With ongoing lockdowns this year and the continuing uncertainty around meeting planning and logistics has prompted a number of companies to revisit their position on virtual meetings. Generally speaking, people are much more conversant with virtual meeting platforms like Zoom or Teams and virtual meeting services like Link Market Services’ Virtual Meetings. In addition, the technology itself (or our ability to operate it) seems to have improved significantly.
There are a few things that companies should consider before selecting virtual mode:
- Firstly, is it appropriate to run the meeting virtually? Difficult meetings or ones where extensive two way and nuance communications are likely to be required are almost always better face to face if at all possible. However, other than this, most online meeting platforms provide a full range of useful meeting functionality such as attendance registers, recording, ability to submit questions and online polling.
- Secondly, is it legally possible to hold a virtual meeting? The shareholder and director meeting provisions in schedules 1 and 3 of the Companies Act permit meetings by means of:
- audio, audio and visual, or electronic communication in the case of shareholder meetings; and
- audio, or audio and visual, communication by which all directors participating and constituting a quorum can simultaneously hear each other throughout the meeting in the case of board meetings.
As the bolded text highlights, the Companies Act requires a means of two-way communication in the case of board meetings. There is no such requirement for meetings of shareholders. However, schedules 1 and 3 are only the default provisions and are subject to anything a company’s constitution says on the matter.

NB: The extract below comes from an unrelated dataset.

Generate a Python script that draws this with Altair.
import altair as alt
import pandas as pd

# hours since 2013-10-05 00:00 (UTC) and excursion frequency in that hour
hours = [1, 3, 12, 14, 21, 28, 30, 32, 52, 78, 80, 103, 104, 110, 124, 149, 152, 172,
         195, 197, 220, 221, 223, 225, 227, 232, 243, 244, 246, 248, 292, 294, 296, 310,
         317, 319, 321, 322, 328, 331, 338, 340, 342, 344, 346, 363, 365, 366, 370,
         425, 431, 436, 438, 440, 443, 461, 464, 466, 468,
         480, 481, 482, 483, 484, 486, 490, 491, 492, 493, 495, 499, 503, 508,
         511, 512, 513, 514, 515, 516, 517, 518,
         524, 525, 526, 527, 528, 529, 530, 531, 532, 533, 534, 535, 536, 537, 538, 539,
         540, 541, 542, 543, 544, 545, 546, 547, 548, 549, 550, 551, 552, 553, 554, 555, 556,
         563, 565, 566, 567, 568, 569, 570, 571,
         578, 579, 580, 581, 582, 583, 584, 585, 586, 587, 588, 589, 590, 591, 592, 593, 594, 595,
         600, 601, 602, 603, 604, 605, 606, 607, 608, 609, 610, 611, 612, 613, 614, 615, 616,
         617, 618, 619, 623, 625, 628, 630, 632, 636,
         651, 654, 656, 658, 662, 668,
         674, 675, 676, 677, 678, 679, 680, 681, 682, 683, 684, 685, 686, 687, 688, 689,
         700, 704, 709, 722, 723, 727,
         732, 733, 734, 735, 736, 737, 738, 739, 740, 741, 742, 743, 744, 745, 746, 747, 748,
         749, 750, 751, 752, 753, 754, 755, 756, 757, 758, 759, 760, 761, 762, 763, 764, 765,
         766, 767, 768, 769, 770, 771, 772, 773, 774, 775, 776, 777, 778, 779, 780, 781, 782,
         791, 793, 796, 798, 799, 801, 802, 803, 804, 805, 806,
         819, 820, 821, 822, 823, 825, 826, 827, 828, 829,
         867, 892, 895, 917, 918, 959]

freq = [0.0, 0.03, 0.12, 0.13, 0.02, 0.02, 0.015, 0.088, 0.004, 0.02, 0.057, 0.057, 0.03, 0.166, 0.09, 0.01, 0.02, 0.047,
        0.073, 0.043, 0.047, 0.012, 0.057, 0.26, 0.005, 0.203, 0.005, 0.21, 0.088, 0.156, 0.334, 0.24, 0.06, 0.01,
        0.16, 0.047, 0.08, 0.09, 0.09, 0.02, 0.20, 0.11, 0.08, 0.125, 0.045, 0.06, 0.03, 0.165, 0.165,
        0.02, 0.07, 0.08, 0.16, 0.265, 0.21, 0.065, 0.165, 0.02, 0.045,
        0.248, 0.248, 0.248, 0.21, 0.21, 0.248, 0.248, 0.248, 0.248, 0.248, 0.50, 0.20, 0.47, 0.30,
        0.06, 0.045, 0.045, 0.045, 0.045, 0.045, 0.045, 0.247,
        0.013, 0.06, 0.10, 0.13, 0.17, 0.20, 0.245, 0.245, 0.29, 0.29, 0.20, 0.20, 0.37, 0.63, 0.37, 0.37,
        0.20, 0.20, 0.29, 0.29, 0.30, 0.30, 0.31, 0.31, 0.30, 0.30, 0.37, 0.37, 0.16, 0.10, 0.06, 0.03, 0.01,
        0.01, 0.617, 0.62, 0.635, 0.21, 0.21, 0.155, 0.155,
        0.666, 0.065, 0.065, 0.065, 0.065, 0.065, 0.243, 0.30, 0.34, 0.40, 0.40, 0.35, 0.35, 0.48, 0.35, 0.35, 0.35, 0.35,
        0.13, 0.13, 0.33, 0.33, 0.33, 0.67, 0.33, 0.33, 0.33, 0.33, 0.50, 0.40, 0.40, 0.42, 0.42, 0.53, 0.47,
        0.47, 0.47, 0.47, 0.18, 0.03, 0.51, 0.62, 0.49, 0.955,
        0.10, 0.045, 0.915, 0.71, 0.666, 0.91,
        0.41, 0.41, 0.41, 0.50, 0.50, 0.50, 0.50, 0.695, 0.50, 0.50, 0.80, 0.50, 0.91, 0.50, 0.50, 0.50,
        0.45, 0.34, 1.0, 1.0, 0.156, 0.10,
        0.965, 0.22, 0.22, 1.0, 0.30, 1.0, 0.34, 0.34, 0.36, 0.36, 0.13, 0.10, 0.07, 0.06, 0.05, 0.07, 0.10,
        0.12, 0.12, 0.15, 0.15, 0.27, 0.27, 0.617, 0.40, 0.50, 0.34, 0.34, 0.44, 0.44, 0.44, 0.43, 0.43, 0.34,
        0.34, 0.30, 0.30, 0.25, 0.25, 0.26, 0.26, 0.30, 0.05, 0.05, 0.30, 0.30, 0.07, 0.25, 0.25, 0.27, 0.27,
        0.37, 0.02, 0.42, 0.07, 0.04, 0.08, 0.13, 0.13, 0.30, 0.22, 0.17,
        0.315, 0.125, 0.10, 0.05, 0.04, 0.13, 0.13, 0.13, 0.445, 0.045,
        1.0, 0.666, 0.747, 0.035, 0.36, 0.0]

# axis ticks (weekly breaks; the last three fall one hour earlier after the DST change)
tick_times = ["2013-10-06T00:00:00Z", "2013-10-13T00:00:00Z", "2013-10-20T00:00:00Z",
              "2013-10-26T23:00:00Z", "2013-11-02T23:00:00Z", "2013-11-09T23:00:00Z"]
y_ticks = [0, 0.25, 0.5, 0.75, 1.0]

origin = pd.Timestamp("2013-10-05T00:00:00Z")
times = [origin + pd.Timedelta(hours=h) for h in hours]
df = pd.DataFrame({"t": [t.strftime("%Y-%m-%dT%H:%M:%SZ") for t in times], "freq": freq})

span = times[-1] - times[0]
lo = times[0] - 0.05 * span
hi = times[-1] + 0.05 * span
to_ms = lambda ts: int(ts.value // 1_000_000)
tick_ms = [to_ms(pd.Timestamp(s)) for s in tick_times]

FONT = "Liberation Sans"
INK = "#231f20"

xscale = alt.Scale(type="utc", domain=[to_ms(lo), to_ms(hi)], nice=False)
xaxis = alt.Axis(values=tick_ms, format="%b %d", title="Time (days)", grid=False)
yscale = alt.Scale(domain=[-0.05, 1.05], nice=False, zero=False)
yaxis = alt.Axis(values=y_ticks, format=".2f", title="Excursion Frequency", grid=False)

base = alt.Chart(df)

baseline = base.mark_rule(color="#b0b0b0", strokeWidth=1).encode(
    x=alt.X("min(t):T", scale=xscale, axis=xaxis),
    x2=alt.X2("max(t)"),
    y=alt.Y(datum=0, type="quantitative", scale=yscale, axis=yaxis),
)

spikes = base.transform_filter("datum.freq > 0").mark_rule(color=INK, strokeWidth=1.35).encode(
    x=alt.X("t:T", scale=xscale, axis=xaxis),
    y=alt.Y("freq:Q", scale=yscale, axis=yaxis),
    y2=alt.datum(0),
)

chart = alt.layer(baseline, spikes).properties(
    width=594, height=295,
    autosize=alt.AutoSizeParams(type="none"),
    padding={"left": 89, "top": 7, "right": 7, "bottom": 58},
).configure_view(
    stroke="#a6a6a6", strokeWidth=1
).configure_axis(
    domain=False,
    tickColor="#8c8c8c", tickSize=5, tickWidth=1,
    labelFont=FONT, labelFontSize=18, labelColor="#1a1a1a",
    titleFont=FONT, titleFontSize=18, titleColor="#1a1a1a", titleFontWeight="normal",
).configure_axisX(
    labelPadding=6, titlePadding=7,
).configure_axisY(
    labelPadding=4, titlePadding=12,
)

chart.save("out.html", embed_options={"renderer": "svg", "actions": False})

If, after having considered these matters, a company decides to proceed with a virtual meeting, it can then tackle the practical and technical matters required to stage the meeting. As with a face to face meeting, preparation and sound logistics will be important. It is usually desirable to rehearse and check that the appropriate meeting settings are in place before going live. The meeting agenda could include instructions on matters such as voting procedure and related tips and tricks of a virtual meeting. It is also important that the chair of the meeting is well prepared for any procedural and technical contingencies. Ideally, the chair will have a technical support person to run that aspect of the meeting so the chair can focus on the meeting content and procedure.